Breyten Breytenbach: There are obviously many similarities between the laws, beliefs and practices that defined apartheid, and the Israeli policies pertaining to the occupied territories of Palestine — and even, to an extent, to Palestinians living in Israel as Israeli citizens. The informing principle in both instances is racism, born from Western colonialism; the essential purpose is economic exploitation and territorial theft; the instruments are segregation and state terrorism — death, humiliation, incarceration, etc.

My objection to equating Israeli policies to apartheid are as follows: It does not advance our understanding of the specificity of these historical and political phenomena (and a pre-condition for effective resistance is to clearly see the enemy ideology and politics for what they are). In this regard, I have said many times that “apartheid” was not “Nazism.” These facile equations may have some propaganda impact — because we all recognize the international revulsion caused by apartheid. And referring to the “known” is a shortcut in trying to make a statement and a bid for support, but we in effect weaken our case because the differences (in method or scale or even intention) can be too easily pointed out and thus undermine the purpose of our denunciations.

Each one of these horrendous paradigms are defined enough in their own specificity and history for us not to need facile equations, which take the place of deeper and closer analysis and understanding. The purported similarities between apartheid and Israeli/U.S. policies also suggest that similar tactics can be used to combat them — I think this is only marginally true. The historical context of these two phenomena are different and the international perceptions and thus possibilities of mobilizing solidarity are not the same either, despite lip service condemnation. The Israeli state is effectively supported from abroad, especially by the USA and significant parts of Europe — for geopolitical, financial and cultural or religious reasons — which was not the case with the SA [South Africa] regime, at least not to the same extent. Finally, in important ways the Israeli occupation actions are worse than those of apartheid — the hatred, the cynicism, the cruelty, the need to humiliate … are more intense and “intimate” than anything we ever saw during apartheid. And then, of course, the Palestinians have neither an ANC [African National Congress], nor a figure of the stature of Nelson Mandela.

JN: What actions must Americans take to help end the Israeli occupation?

BB: For obvious reasons, the USA is the power that could help end occupation and the bringing about of justice — equitable territorial partition (If the “two states” solution is adopted, although I believe that there should be enough political courage and moral imagination to bring about a single-state accommodating both communities), restitution, the return of the exiles, an end to land grabs and blockades, etc.

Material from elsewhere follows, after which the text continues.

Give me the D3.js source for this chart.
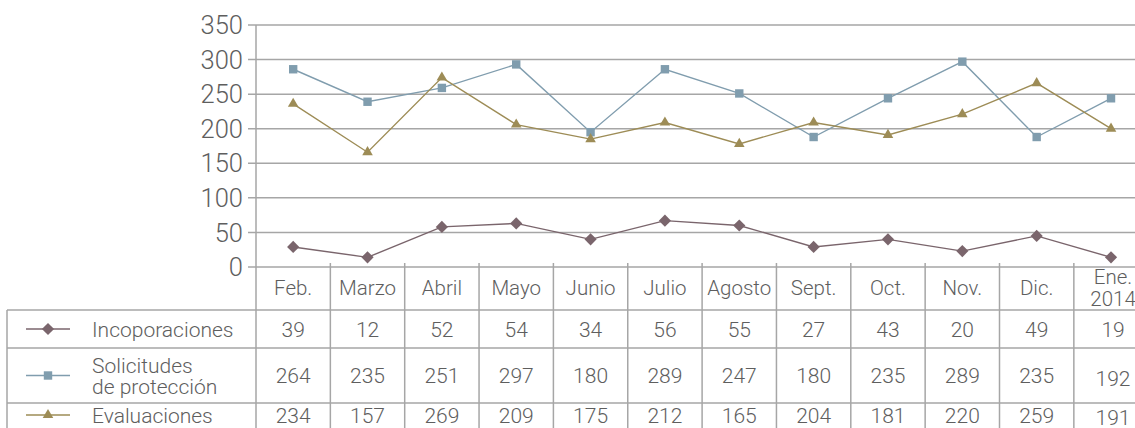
<!DOCTYPE html>
<html>
<head>
<meta charset="utf-8">
<script src="https://cdn.jsdelivr.net/npm/d3@7"></script>
<style>
  body { margin: 0; background: #fff; }
  svg { display: block; font-family: Roboto, "Liberation Sans", Arial, sans-serif; font-weight: 300; }
</style>
</head>
<body>
<div id="chart"></div>
<script>
// Categories (months)
const months = ['Feb.', 'Marzo', 'Abril', 'Mayo', 'Junio', 'Julio', 'Agosto', 'Sept.', 'Oct.', 'Nov.', 'Dic.', 'Ene.\n2014'];
const yTicks = [0, 50, 100, 150, 200, 250, 300, 350];

// Values printed in the table
const incorporacionesTable = [39, 12, 52, 54, 34, 56, 55, 27, 43, 20, 49, 19];
const solicitudesTable = [264, 235, 251, 297, 180, 289, 247, 180, 235, 289, 235, 192];
const evaluacionesTable = [234, 157, 269, 209, 175, 212, 165, 204, 181, 220, 259, 191];

// Values as plotted in the chart
const incorporacionesPlot = [29, 14, 58, 63, 40, 67, 60, 29, 40, 23, 45, 14];
const solicitudesPlot = [286, 239, 259, 293, 195, 286, 251, 188, 244, 297, 188, 244];
const evaluacionesPlot = [236, 166, 274, 206, 185, 209, 178, 209, 191, 221, 266, 200];

const seriesNames = ['Incoporaciones', 'Solicitudes\nde protección', 'Evaluaciones'];

const width = 1135, height = 428;
const textColor = '#5e5e5e';
const gridColor = '#a6a6a6';

const series = [
    { name: seriesNames[0], plot: incorporacionesPlot, table: incorporacionesTable, color: '#7a656c', symbol: d3.symbolDiamond2, size: 95 },
    { name: seriesNames[1], plot: solicitudesPlot, table: solicitudesTable, color: '#809dae', symbol: d3.symbolSquare2, size: 90 },
    { name: seriesNames[2], plot: evaluacionesPlot, table: evaluacionesTable, color: '#9d8c56', symbol: d3.symbolTriangle2, size: 80 }
];

const svg = d3.select('#chart')
    .append('svg')
    .attr('width', width)
    .attr('height', height);

// Scales
const x = d3.scaleBand()
    .domain(months)
    .range([256, 256 + 12 * 74.35]);

const y = d3.scaleLinear()
    .domain([0, 350])
    .range([267, 25]);

// Gridlines and y labels
const yAxis = svg.append('g');
yAxis.selectAll('line')
    .data(yTicks)
    .enter()
    .append('line')
    .attr('x1', 248)
    .attr('x2', width)
    .attr('y1', d => y(d))
    .attr('y2', d => y(d))
    .attr('stroke', gridColor)
    .attr('stroke-width', 1.5);

yAxis.selectAll('text')
    .data(yTicks)
    .enter()
    .append('text')
    .attr('x', 243)
    .attr('y', d => y(d))
    .attr('dy', '0.36em')
    .attr('text-anchor', 'end')
    .attr('font-size', 25.5)
    .attr('fill', textColor)
    .text(d => d);

// Table grid
const tableTop = 310;
const rowBottoms = [348, 403];
const grid = svg.append('g').attr('stroke', gridColor).attr('stroke-width', 1.5);

// vertical axis line running through the table
grid.append('line')
    .attr('x1', 256).attr('x2', 256)
    .attr('y1', y(350)).attr('y2', height);

// column separators
grid.selectAll('.sep')
    .data(months.slice(1))
    .enter()
    .append('line')
    .attr('class', 'sep')
    .attr('x1', d => x(d)).attr('x2', d => x(d))
    .attr('y1', 263).attr('y2', height);

// left border of legend box
grid.append('line')
    .attr('x1', 7).attr('x2', 7)
    .attr('y1', tableTop).attr('y2', height);

// horizontal lines
grid.selectAll('.hline')
    .data([tableTop].concat(rowBottoms))
    .enter()
    .append('line')
    .attr('class', 'hline')
    .attr('x1', 7).attr('x2', width)
    .attr('y1', d => d).attr('y2', d => d);

// Month labels
const monthLabels = svg.append('g')
    .attr('font-size', 20.5)
    .attr('fill', textColor)
    .attr('text-anchor', 'middle');

months.forEach(m => {
    const lines = m.split('\n');
    lines.forEach((l, i) => {
        monthLabels.append('text')
            .attr('x', x(m) + x.bandwidth() / 2 + (lines.length > 1 ? 2 : 0))
            .attr('y', lines.length > 1 ? 284 + i * 22 : 295)
            .text(l);
    });
});

// Table rows
const rowCenters = [329, 375.5, 415];
series.forEach((s, i) => {
    const row = svg.append('g');
    const cy = rowCenters[i];

    // legend line + marker
    row.append('line')
        .attr('x1', 26).attr('x2', 70)
        .attr('y1', cy).attr('y2', cy)
        .attr('stroke', s.color)
        .attr('stroke-width', 1.3);
    row.append('path')
        .attr('d', d3.symbol().type(s.symbol).size(s.size)())
        .attr('transform', `translate(48,${cy})`)
        .attr('fill', s.color);

    // series name
    const lines = s.name.split('\n');
    lines.forEach((l, j) => {
        row.append('text')
            .attr('font-size', 21)
            .attr('fill', textColor)
            .attr('x', 92)
            .attr('y', cy + (j - (lines.length - 1) / 2) * 21)
            .attr('dy', '0.36em')
            .text(l);
    });

    // values
    row.selectAll('.val')
        .data(s.table)
        .enter()
        .append('text')
        .attr('class', 'val')
        .attr('x', (d, k) => x(months[k]) + x.bandwidth() / 2 + (k === 11 ? 2 : 0))
        .attr('y', (d, k) => cy + (k === 11 && i > 0 ? 2.5 : 0))
        .attr('dy', '0.36em')
        .attr('text-anchor', 'middle')
        .attr('font-size', 21)
        .attr('fill', textColor)
        .text(d => d);
});

// Lines and markers
const line = d3.line()
    .x((d, k) => x(months[k]) + x.bandwidth() / 2)
    .y(d => y(d));

series.forEach(s => {
    svg.append('path')
        .datum(s.plot)
        .attr('d', line)
        .attr('fill', 'none')
        .attr('stroke', s.color)
        .attr('stroke-width', 1.4);

    svg.append('g')
        .selectAll('path')
        .data(s.plot)
        .enter()
        .append('path')
        .attr('d', d3.symbol().type(s.symbol).size(s.size))
        .attr('transform', (d, k) => `translate(${x(months[k]) + x.bandwidth() / 2},${y(d)})`)
        .attr('fill', s.color);
});
</script>
</body>
</html>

It could do so because of the intertwinement of U.S. and Israeli interests at both national and personal or community levels, and because of Israeli dependence on the U.S. Israel’s economy is largely artificial, a “war economy” fueled by American aid. What American citizens can do is for them to decide. Greater solidarity from Americans — exchanges, making the situation known, explaining that the Israeli occupation is pivotal to an understanding of the recurrent larger conflicts in the region, having more Americans physically present in the occupied territories to help build, to bear witness, to be “shields” if necessary — all of these will be useful, as long as it is clear that these acts of solidarity are not instrumentalized by religious differences or confrontations and are not anti-Semitic, either implicitly or overtly.

There is always the temptation to demonize the other, the “enemy” — and this is not only stupid, but ultimately self-defeating. No two peoples are as similar and have as much of a shared communality as the Israelis and the Palestinians. This is why it is also so very important for Americans to work with Israeli activists and opposition or even resistance groups, of whom there are quite a number.